そんな生活なので犬を飼育するのが面倒になったのだろう。相談してみると、「イー、ナウマット(いいよ、問題ない)」と即答、そればかりか一頭や二頭ではなく十頭近くいる犬をすべてお前に売ってやると言い出した。犬だけではない、橇もふくめてまるごと犬橇セットを持っていけというのである。

そこまで大盤ぶるまいされると逆にこっちが戸惑ってしまう。

アーピラングアの提案はこうだった。

犬橇をやるといってもそう簡単にできるものではない。お前は冬のあいだに訓練して、あわよくば春にヌッホア(フンボルト氷河の先、村から四百キロほど北の巨大な陸塊)まで行くなどと調子のいいことをほざいているが、一年目でそんなところに行くのは無理というものだ。ひとまず今年は俺のチームと橇で訓練すればいい。で、お前が帰国した暁には俺が面倒を見ておいてやろう。

もっともらしいことを言っているようだが、ずぼらなこのオヤジが犬のレンタルと夏の世話代で楽にカネを手にいれたいと思っているのは明々白々だ。

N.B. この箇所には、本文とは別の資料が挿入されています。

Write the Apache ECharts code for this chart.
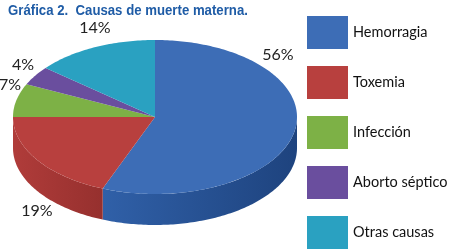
<!DOCTYPE html>
<html>
<head>
<meta charset="utf-8">
<script src="https://cdn.jsdelivr.net/npm/echarts@6/dist/echarts.min.js"></script>
<style>
  html, body { margin: 0; padding: 0; background: #fff; }
  #chart { width: 450px; height: 252px; }
</style>
</head>
<body>
<div id="chart"></div>
<script>
  // datos de la gráfica
  const categories = ['Hemorragia', 'Toxemia', 'Infección', 'Aborto séptico', 'Otras causas'];
  const percents = [56, 19, 7, 4, 14];

  // estilos
  const topColors = ['#3D6DB6', '#B8403E', '#7DB146', '#6A4E9E', '#2AA1C1'];
  const sideColors = [['#3060A8', '#1E437E'], ['#B03C3A', '#96302E'], ['#6C9A3A', '#5C8530'], ['#594088', '#4A3472'], ['#2289A6', '#1B7088']];
  const labelPos = [[278, 55], [37, 211], [10, 85], [23, 65], [95, 28]];
  const CX = 155, CY = 117, RX = 142, RY = 77, DEPTH = 31;

  const total = percents.reduce((a, b) => a + b, 0);

  function pt(deg, dy) {
    const r = deg * Math.PI / 180;
    return [CX + RX * Math.cos(r), CY - RY * Math.sin(r) + (dy || 0)];
  }
  function arc(from, to, dy) {
    const pts = [];
    const n = Math.max(2, Math.ceil(Math.abs(to - from)));
    for (let k = 0; k <= n; k++) pts.push(pt(from + (to - from) * k / n, dy));
    return pts;
  }

  function renderItem(params, api) {
    const i = params.seriesIndex;
    const v = api.value(0);
    let cum = 0;
    for (let k = 0; k < i; k++) cum += percents[k];
    const t0 = 90 - 360 * cum / total;
    const t1 = 90 - 360 * (cum + v) / total;
    const children = [];

    // cara lateral (sólo la mitad frontal)
    const lo = Math.max(t1, -180), hi = Math.min(t0, 0);
    if (lo < hi) {
      const top = arc(hi, lo, 0);
      const bottom = arc(lo, hi, DEPTH);
      children.push({
        type: 'polygon',
        z2: 1,
        shape: { points: top.concat(bottom) },
        style: {
          fill: new echarts.graphic.LinearGradient(0, 0, 1, 0, [
            { offset: 0, color: sideColors[i][0] },
            { offset: 1, color: sideColors[i][1] }
          ])
        }
      });
    }

    // cara superior
    children.push({
      type: 'polygon',
      z2: 10,
      shape: { points: [[CX, CY]].concat(arc(t0, t1, 0)) },
      style: { fill: topColors[i] }
    });

    children.push({
      type: 'text',
      z2: 20,
      style: {
        x: labelPos[i][0], y: labelPos[i][1],
        text: v + '%',
        fill: '#222',
        font: '16px Lato',
        align: 'center', verticalAlign: 'middle'
      }
    });
    return { type: 'group', children: children };
  }

  const chart = echarts.init(document.getElementById('chart'));
  chart.setOption({
    animation: false,
    graphic: [{
      type: 'text',
      left: 8, top: 3,
      scaleX: 0.88,
      style: {
        text: 'Gráfica 2.  Causas de muerte materna.',
        font: 'bold 15px "Liberation Sans"',
        fill: '#1F5CA6'
      }
    }],
    legend: {
      orient: 'vertical',
      left: 307, top: 16,
      padding: 0,
      icon: 'rect',
      itemWidth: 41, itemHeight: 33, itemGap: 17,
      data: categories,
      textStyle: { fontFamily: 'Lato', fontSize: 14.5, color: '#111' }
    },
    series: categories.map((name, i) => ({
      type: 'custom',
      name: name,
      coordinateSystem: 'none',
      itemStyle: { color: topColors[i] },
      renderItem: renderItem,
      data: [[percents[i]]]
    }))
  });
</script>
</body>
</html>
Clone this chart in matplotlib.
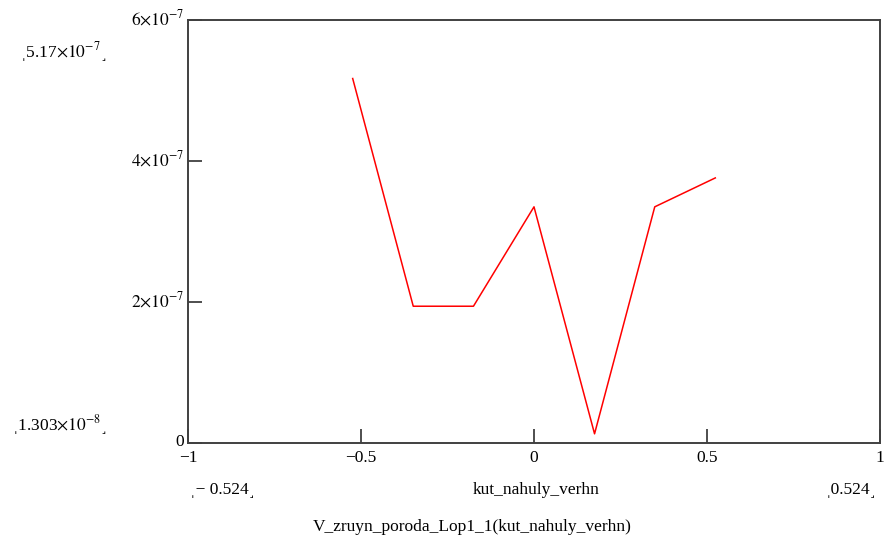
import numpy as np
import matplotlib
matplotlib.use('Agg')
from matplotlib import pyplot as plt
from matplotlib.transforms import ScaledTranslation

# angles (rad) and computed values
kut_nahuly_verhn = [-0.524, -0.349, -0.175, 0.0, 0.175, 0.349, 0.524]
v_zruyn = [5.17e-7, 1.94e-7, 1.94e-7, 3.35e-7, 1.303e-8, 3.35e-7, 3.76e-7]

xticks = [-1, -0.5, 0, 0.5, 1]
xticklabels = ['\u22121', '\u22120.5', '0', '0.5', '1']
yticks = [0, 2e-7, 4e-7, 6e-7]
yticklabels = ['0', r'$2{\times}10^{-7}$', r'$4{\times}10^{-7}$', r'$6{\times}10^{-7}$']

plt.rcParams['font.family'] = ['Liberation Serif', 'DejaVu Serif']
plt.rcParams['mathtext.fontset'] = 'stix'

fs = 12.5
f = plt.figure(figsize=(8.86, 5.48), dpi=100)
ax = f.add_axes([188/886, 105/548, 692/886, 423/548])
ax.plot(kut_nahuly_verhn, v_zruyn, color='red', lw=1.1)

ax.set_xlim(-1, 1)
ax.set_ylim(0, 6e-7)
ax.set_xticks(xticks)
ax.set_xticklabels(xticklabels, fontsize=fs)
ax.set_yticks(yticks)
ax.set_yticklabels(yticklabels, fontsize=fs)
ax.tick_params(direction='in', length=10, width=1.3, color='#404040', pad=3)
ax.tick_params(axis='x', pad=5)
for s in ax.spines.values():
    s.set_color('#404040')
    s.set_linewidth(1.4)

# y labels sit a little above their ticks in the original
up = ScaledTranslation(0, 3/100, f.dpi_scale_trans)
for lab in ax.get_yticklabels():
    lab.set_transform(lab.get_transform() + up)

# Mathcad-style range markers and axis labels
f.text(20/886, 1 - 52/548, '\u02cc' + '5.17' + r'$\times10^{-7}$' + '\u02fc', fontsize=fs,
       va='center', ha='left')
f.text(12/886, 1 - 425/548, '\u02cc' + '1.303' + r'$\times10^{-8}$' + '\u02fc', fontsize=fs,
       va='center', ha='left')
f.text(190/886, 1 - 490/548, '\u02cc\u2212 0.524\u02fc', fontsize=fs, va='center', ha='left')
f.text(536/886, 1 - 490/548, 'kut_nahuly_verhn', fontsize=fs, va='center', ha='center')
f.text(876/886, 1 - 490/548, '\u02cc0.524\u02fc', fontsize=fs, va='center', ha='right')
f.text(472/886, 1 - 527/548, 'V_zruyn_poroda_Lop1_1(kut_nahuly_verhn)', fontsize=fs,
       va='center', ha='center')

plt.savefig('out.png', dpi=100)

あるいは、暗くて寒い冬に犬橇をやるのは面倒なので、とりあえずカクハタに走らせて、春になったら鍛えられた犬を自分で使おうという魂胆かもしれない。

それでも、ほかに入手のアテがなかっただけに、私は彼の提案にぐらついた。しかし、途中でアーピラングアの気が変わって、やっぱり返してくれと言い出したらトラブルになる。全部の犬を彼に依存するのは危険だ。何よりすでにできあがったチームをそっくりゆずりうけてしまうと、訓練して自分のチームをつくりあげてゆく創造の喜びが欠落する。

私が犬橇でやりたいのは〈到達〉ではなく〈漂泊〉、結果ではなくプロセスであり、駄目犬を寄せあつめて集団としてまとめることそれ自体が、ひとつの目的でもあった。ということでアーピラングアには謝意を表しつつ、三頭だけゆずってもらうことにした。